** Begin **
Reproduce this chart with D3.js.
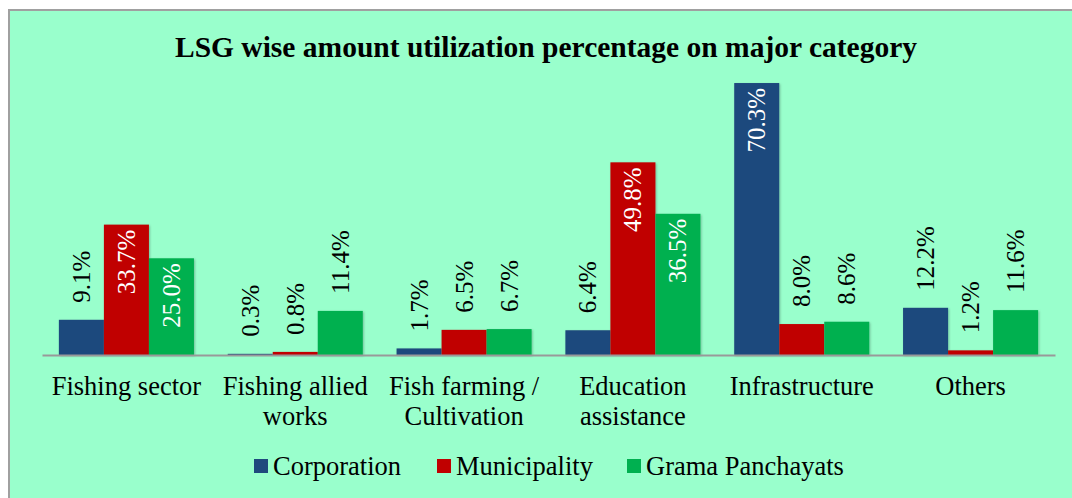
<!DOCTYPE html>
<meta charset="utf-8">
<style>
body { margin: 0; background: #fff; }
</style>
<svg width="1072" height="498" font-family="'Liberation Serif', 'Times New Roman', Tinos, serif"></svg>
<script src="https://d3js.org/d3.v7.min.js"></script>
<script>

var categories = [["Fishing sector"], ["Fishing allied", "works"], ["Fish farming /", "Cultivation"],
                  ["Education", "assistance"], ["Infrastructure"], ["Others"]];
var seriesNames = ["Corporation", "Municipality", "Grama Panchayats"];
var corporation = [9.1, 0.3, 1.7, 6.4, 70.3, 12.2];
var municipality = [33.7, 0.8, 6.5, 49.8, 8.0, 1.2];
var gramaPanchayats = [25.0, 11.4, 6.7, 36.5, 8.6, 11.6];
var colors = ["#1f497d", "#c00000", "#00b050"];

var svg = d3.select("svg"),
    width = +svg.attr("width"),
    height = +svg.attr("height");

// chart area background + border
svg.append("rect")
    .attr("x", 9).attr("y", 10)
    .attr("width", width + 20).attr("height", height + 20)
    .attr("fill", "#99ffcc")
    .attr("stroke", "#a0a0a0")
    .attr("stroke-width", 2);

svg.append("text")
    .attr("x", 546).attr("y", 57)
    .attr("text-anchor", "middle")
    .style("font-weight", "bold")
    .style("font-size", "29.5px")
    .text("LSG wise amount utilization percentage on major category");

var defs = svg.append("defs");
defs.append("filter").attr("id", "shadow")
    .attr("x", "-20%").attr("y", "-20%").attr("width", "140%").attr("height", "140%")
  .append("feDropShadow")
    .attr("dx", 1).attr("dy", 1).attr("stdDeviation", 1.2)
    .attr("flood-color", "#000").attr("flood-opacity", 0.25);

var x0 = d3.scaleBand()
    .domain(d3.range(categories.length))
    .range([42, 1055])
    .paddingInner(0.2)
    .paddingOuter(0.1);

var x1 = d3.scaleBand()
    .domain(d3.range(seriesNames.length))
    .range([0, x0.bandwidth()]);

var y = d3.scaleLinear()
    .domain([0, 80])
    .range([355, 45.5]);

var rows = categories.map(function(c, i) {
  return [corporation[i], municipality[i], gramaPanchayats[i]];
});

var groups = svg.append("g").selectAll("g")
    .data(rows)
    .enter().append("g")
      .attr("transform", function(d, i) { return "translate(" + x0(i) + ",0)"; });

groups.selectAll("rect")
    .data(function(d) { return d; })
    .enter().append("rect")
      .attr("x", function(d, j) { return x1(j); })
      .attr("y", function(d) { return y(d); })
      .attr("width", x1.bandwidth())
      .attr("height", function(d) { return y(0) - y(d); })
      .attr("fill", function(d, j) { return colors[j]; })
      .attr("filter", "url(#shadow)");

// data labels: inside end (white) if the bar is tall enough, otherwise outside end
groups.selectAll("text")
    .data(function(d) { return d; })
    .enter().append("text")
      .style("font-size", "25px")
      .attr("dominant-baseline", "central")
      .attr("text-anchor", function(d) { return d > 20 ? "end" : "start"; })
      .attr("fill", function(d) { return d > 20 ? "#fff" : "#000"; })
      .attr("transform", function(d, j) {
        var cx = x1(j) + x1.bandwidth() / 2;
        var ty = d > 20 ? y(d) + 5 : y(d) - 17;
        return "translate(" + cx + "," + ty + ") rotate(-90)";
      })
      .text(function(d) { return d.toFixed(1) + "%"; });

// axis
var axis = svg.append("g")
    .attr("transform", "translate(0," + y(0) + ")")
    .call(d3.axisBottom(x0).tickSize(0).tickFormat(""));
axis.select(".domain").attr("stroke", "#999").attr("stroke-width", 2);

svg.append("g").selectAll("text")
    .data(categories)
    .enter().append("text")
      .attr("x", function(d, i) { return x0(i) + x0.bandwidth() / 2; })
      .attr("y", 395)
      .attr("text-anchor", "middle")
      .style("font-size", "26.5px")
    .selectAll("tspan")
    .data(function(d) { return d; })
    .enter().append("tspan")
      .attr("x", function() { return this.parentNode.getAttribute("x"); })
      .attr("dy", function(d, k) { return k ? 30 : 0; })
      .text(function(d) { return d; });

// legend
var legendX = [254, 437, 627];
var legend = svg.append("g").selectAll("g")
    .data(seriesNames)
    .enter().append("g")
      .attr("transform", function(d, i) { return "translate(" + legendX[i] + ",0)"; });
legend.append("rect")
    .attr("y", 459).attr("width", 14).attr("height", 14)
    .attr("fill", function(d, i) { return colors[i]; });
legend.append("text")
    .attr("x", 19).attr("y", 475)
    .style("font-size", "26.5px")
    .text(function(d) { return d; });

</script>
** End **
> **Exercise instructions**: Write the material out again exactly as it appears, dropping the pictures.

> **Task solution**:
Reproduce this chart with D3.js.
<!DOCTYPE html>
<meta charset="utf-8">
<style>
body { margin: 0; background: #fff; }
</style>
<svg width="1072" height="498" font-family="'Liberation Serif', 'Times New Roman', Tinos, serif"></svg>
<script src="https://d3js.org/d3.v7.min.js"></script>
<script>

var categories = [["Fishing sector"], ["Fishing allied", "works"], ["Fish farming /", "Cultivation"],
                  ["Education", "assistance"], ["Infrastructure"], ["Others"]];
var seriesNames = ["Corporation", "Municipality", "Grama Panchayats"];
var corporation = [9.1, 0.3, 1.7, 6.4, 70.3, 12.2];
var municipality = [33.7, 0.8, 6.5, 49.8, 8.0, 1.2];
var gramaPanchayats = [25.0, 11.4, 6.7, 36.5, 8.6, 11.6];
var colors = ["#1f497d", "#c00000", "#00b050"];

var svg = d3.select("svg"),
    width = +svg.attr("width"),
    height = +svg.attr("height");

// chart area background + border
svg.append("rect")
    .attr("x", 9).attr("y", 10)
    .attr("width", width + 20).attr("height", height + 20)
    .attr("fill", "#99ffcc")
    .attr("stroke", "#a0a0a0")
    .attr("stroke-width", 2);

svg.append("text")
    .attr("x", 546).attr("y", 57)
    .attr("text-anchor", "middle")
    .style("font-weight", "bold")
    .style("font-size", "29.5px")
    .text("LSG wise amount utilization percentage on major category");

var defs = svg.append("defs");
defs.append("filter").attr("id", "shadow")
    .attr("x", "-20%").attr("y", "-20%").attr("width", "140%").attr("height", "140%")
  .append("feDropShadow")
    .attr("dx", 1).attr("dy", 1).attr("stdDeviation", 1.2)
    .attr("flood-color", "#000").attr("flood-opacity", 0.25);

var x0 = d3.scaleBand()
    .domain(d3.range(categories.length))
    .range([42, 1055])
    .paddingInner(0.2)
    .paddingOuter(0.1);

var x1 = d3.scaleBand()
    .domain(d3.range(seriesNames.length))
    .range([0, x0.bandwidth()]);

var y = d3.scaleLinear()
    .domain([0, 80])
    .range([355, 45.5]);

var rows = categories.map(function(c, i) {
  return [corporation[i], municipality[i], gramaPanchayats[i]];
});

var groups = svg.append("g").selectAll("g")
    .data(rows)
    .enter().append("g")
      .attr("transform", function(d, i) { return "translate(" + x0(i) + ",0)"; });

groups.selectAll("rect")
    .data(function(d) { return d; })
    .enter().append("rect")
      .attr("x", function(d, j) { return x1(j); })
      .attr("y", function(d) { return y(d); })
      .attr("width", x1.bandwidth())
      .attr("height", function(d) { return y(0) - y(d); })
      .attr("fill", function(d, j) { return colors[j]; })
      .attr("filter", "url(#shadow)");

// data labels: inside end (white) if the bar is tall enough, otherwise outside end
groups.selectAll("text")
    .data(function(d) { return d; })
    .enter().append("text")
      .style("font-size", "25px")
      .attr("dominant-baseline", "central")
      .attr("text-anchor", function(d) { return d > 20 ? "end" : "start"; })
      .attr("fill", function(d) { return d > 20 ? "#fff" : "#000"; })
      .attr("transform", function(d, j) {
        var cx = x1(j) + x1.bandwidth() / 2;
        var ty = d > 20 ? y(d) + 5 : y(d) - 17;
        return "translate(" + cx + "," + ty + ") rotate(-90)";
      })
      .text(function(d) { return d.toFixed(1) + "%"; });

// axis
var axis = svg.append("g")
    .attr("transform", "translate(0," + y(0) + ")")
    .call(d3.axisBottom(x0).tickSize(0).tickFormat(""));
axis.select(".domain").attr("stroke", "#999").attr("stroke-width", 2);

svg.append("g").selectAll("text")
    .data(categories)
    .enter().append("text")
      .attr("x", function(d, i) { return x0(i) + x0.bandwidth() / 2; })
      .attr("y", 395)
      .attr("text-anchor", "middle")
      .style("font-size", "26.5px")
    .selectAll("tspan")
    .data(function(d) { return d; })
    .enter().append("tspan")
      .attr("x", function() { return this.parentNode.getAttribute("x"); })
      .attr("dy", function(d, k) { return k ? 30 : 0; })
      .text(function(d) { return d; });

// legend
var legendX = [254, 437, 627];
var legend = svg.append("g").selectAll("g")
    .data(seriesNames)
    .enter().append("g")
      .attr("transform", function(d, i) { return "translate(" + legendX[i] + ",0)"; });
legend.append("rect")
    .attr("y", 459).attr("width", 14).attr("height", 14)
    .attr("fill", function(d, i) { return colors[i]; });
legend.append("text")
    .attr("x", 19).attr("y", 475)
    .style("font-size", "26.5px")
    .text(function(d) { return d; });

</script>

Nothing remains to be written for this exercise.